== DATA PROVIDED ==

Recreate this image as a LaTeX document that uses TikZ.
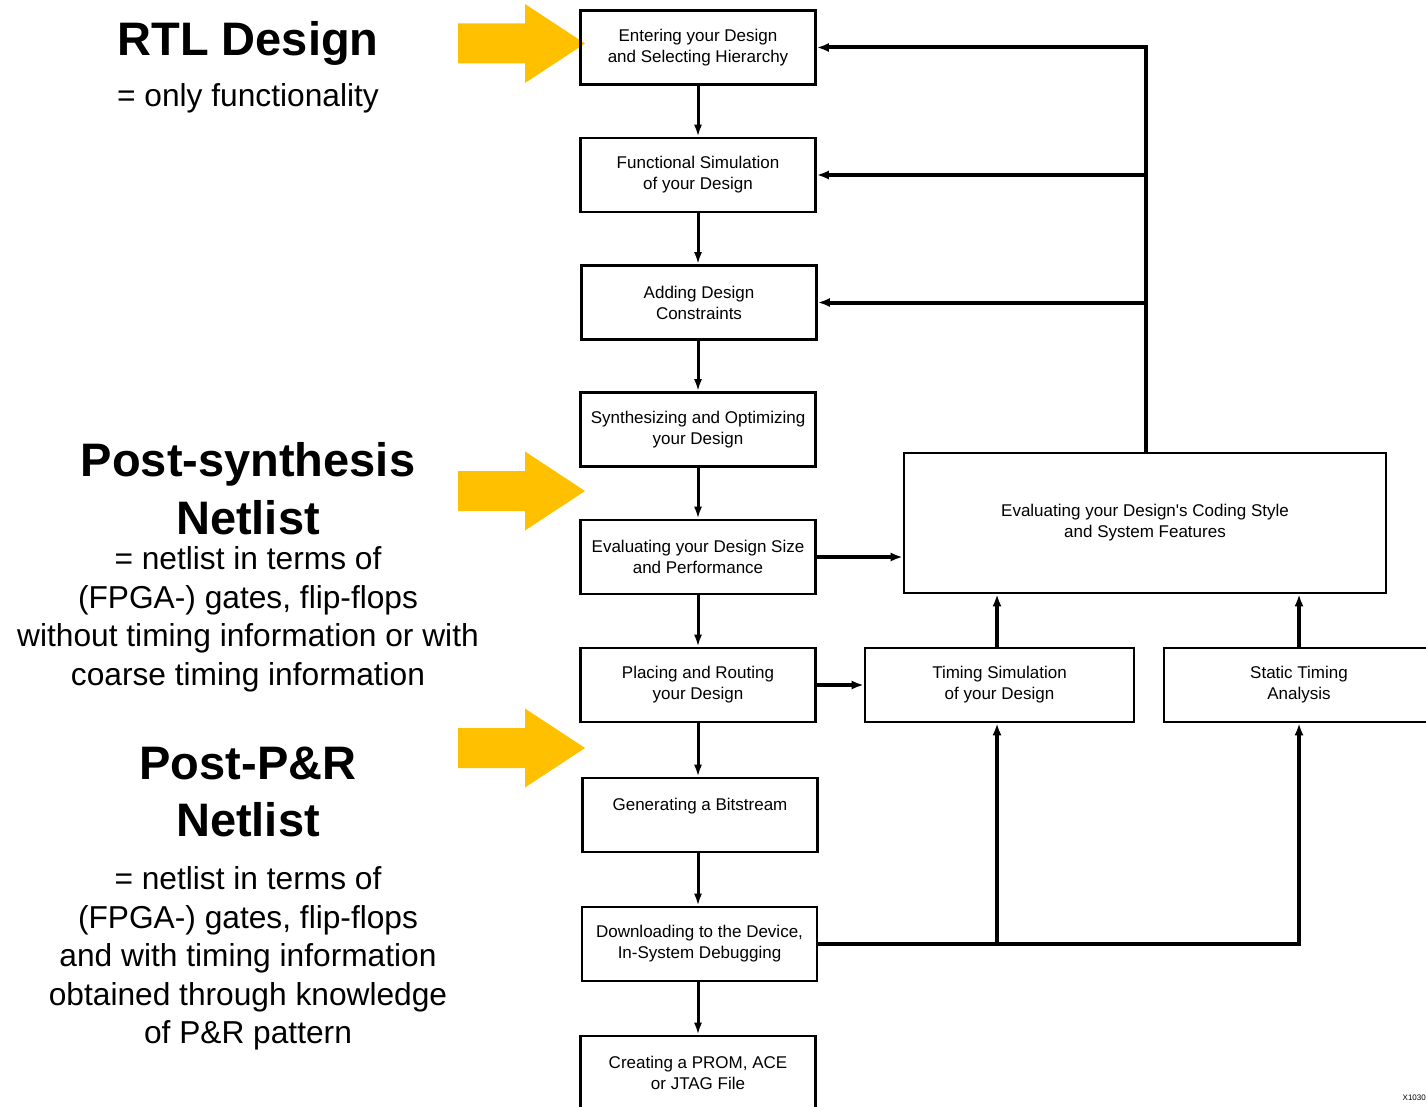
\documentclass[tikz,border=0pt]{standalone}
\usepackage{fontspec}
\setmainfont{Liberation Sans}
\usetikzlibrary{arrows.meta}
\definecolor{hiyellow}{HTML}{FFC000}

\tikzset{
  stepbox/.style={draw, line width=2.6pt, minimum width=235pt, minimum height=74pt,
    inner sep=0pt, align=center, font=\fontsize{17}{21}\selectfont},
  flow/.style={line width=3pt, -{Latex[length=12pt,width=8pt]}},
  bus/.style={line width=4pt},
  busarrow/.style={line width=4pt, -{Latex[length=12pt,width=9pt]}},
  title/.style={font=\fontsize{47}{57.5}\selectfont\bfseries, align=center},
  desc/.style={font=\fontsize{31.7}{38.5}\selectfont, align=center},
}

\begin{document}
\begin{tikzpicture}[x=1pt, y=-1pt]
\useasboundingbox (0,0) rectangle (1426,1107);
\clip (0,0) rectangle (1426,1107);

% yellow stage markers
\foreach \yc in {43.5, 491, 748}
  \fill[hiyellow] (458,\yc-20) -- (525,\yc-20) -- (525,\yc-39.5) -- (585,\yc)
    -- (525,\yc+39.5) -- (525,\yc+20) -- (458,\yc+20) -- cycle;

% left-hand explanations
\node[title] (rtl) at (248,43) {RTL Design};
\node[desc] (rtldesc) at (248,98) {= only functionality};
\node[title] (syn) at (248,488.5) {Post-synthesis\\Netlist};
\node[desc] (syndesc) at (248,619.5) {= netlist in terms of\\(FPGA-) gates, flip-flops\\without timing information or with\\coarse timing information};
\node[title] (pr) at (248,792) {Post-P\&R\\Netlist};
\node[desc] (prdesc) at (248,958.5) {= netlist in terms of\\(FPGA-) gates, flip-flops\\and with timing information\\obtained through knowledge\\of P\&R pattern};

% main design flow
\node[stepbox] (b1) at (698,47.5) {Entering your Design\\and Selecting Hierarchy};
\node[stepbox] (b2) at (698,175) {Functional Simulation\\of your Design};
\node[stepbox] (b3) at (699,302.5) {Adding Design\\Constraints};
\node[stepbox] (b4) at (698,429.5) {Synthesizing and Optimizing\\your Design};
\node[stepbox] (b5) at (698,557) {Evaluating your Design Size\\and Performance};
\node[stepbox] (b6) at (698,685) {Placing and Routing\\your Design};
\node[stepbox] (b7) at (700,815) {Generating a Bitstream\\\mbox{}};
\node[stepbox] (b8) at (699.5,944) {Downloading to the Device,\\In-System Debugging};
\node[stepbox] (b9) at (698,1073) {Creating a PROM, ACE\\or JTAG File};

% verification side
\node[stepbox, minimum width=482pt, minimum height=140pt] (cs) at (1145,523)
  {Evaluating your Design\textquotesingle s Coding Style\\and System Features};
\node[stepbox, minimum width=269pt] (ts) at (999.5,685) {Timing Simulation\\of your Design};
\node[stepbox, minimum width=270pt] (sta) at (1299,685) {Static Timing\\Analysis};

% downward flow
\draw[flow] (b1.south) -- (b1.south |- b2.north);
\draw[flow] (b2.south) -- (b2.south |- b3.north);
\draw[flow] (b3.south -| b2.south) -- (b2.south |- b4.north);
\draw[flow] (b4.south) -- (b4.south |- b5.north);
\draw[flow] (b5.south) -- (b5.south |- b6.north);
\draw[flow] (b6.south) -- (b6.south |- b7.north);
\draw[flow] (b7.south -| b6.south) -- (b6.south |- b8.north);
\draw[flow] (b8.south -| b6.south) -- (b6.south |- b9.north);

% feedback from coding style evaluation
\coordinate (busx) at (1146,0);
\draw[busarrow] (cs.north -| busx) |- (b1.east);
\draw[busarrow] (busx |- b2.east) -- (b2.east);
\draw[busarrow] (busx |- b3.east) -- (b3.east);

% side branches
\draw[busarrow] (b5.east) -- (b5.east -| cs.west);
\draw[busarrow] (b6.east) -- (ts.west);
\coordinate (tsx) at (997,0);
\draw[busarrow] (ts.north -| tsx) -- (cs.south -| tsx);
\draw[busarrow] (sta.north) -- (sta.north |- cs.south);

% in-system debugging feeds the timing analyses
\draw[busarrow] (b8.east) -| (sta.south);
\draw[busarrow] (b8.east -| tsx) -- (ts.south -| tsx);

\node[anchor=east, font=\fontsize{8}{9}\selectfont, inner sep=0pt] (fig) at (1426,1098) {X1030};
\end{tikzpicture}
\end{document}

===

EXERCISE TASK
Copy every line of the data word for word, omitting the images.

THE COMPLETED TASK
Recreate this image as a LaTeX document that uses TikZ.
\documentclass[tikz,border=0pt]{standalone}
\usepackage{fontspec}
\setmainfont{Liberation Sans}
\usetikzlibrary{arrows.meta}
\definecolor{hiyellow}{HTML}{FFC000}

\tikzset{
  stepbox/.style={draw, line width=2.6pt, minimum width=235pt, minimum height=74pt,
    inner sep=0pt, align=center, font=\fontsize{17}{21}\selectfont},
  flow/.style={line width=3pt, -{Latex[length=12pt,width=8pt]}},
  bus/.style={line width=4pt},
  busarrow/.style={line width=4pt, -{Latex[length=12pt,width=9pt]}},
  title/.style={font=\fontsize{47}{57.5}\selectfont\bfseries, align=center},
  desc/.style={font=\fontsize{31.7}{38.5}\selectfont, align=center},
}

\begin{document}
\begin{tikzpicture}[x=1pt, y=-1pt]
\useasboundingbox (0,0) rectangle (1426,1107);
\clip (0,0) rectangle (1426,1107);

% yellow stage markers
\foreach \yc in {43.5, 491, 748}
  \fill[hiyellow] (458,\yc-20) -- (525,\yc-20) -- (525,\yc-39.5) -- (585,\yc)
    -- (525,\yc+39.5) -- (525,\yc+20) -- (458,\yc+20) -- cycle;

% left-hand explanations
\node[title] (rtl) at (248,43) {RTL Design};
\node[desc] (rtldesc) at (248,98) {= only functionality};
\node[title] (syn) at (248,488.5) {Post-synthesis\\Netlist};
\node[desc] (syndesc) at (248,619.5) {= netlist in terms of\\(FPGA-) gates, flip-flops\\without timing information or with\\coarse timing information};
\node[title] (pr) at (248,792) {Post-P\&R\\Netlist};
\node[desc] (prdesc) at (248,958.5) {= netlist in terms of\\(FPGA-) gates, flip-flops\\and with timing information\\obtained through knowledge\\of P\&R pattern};

% main design flow
\node[stepbox] (b1) at (698,47.5) {Entering your Design\\and Selecting Hierarchy};
\node[stepbox] (b2) at (698,175) {Functional Simulation\\of your Design};
\node[stepbox] (b3) at (699,302.5) {Adding Design\\Constraints};
\node[stepbox] (b4) at (698,429.5) {Synthesizing and Optimizing\\your Design};
\node[stepbox] (b5) at (698,557) {Evaluating your Design Size\\and Performance};
\node[stepbox] (b6) at (698,685) {Placing and Routing\\your Design};
\node[stepbox] (b7) at (700,815) {Generating a Bitstream\\\mbox{}};
\node[stepbox] (b8) at (699.5,944) {Downloading to the Device,\\In-System Debugging};
\node[stepbox] (b9) at (698,1073) {Creating a PROM, ACE\\or JTAG File};

% verification side
\node[stepbox, minimum width=482pt, minimum height=140pt] (cs) at (1145,523)
  {Evaluating your Design\textquotesingle s Coding Style\\and System Features};
\node[stepbox, minimum width=269pt] (ts) at (999.5,685) {Timing Simulation\\of your Design};
\node[stepbox, minimum width=270pt] (sta) at (1299,685) {Static Timing\\Analysis};

% downward flow
\draw[flow] (b1.south) -- (b1.south |- b2.north);
\draw[flow] (b2.south) -- (b2.south |- b3.north);
\draw[flow] (b3.south -| b2.south) -- (b2.south |- b4.north);
\draw[flow] (b4.south) -- (b4.south |- b5.north);
\draw[flow] (b5.south) -- (b5.south |- b6.north);
\draw[flow] (b6.south) -- (b6.south |- b7.north);
\draw[flow] (b7.south -| b6.south) -- (b6.south |- b8.north);
\draw[flow] (b8.south -| b6.south) -- (b6.south |- b9.north);

% feedback from coding style evaluation
\coordinate (busx) at (1146,0);
\draw[busarrow] (cs.north -| busx) |- (b1.east);
\draw[busarrow] (busx |- b2.east) -- (b2.east);
\draw[busarrow] (busx |- b3.east) -- (b3.east);

% side branches
\draw[busarrow] (b5.east) -- (b5.east -| cs.west);
\draw[busarrow] (b6.east) -- (ts.west);
\coordinate (tsx) at (997,0);
\draw[busarrow] (ts.north -| tsx) -- (cs.south -| tsx);
\draw[busarrow] (sta.north) -- (sta.north |- cs.south);

% in-system debugging feeds the timing analyses
\draw[busarrow] (b8.east) -| (sta.south);
\draw[busarrow] (b8.east -| tsx) -- (ts.south -| tsx);

\node[anchor=east, font=\fontsize{8}{9}\selectfont, inner sep=0pt] (fig) at (1426,1098) {X1030};
\end{tikzpicture}
\end{document}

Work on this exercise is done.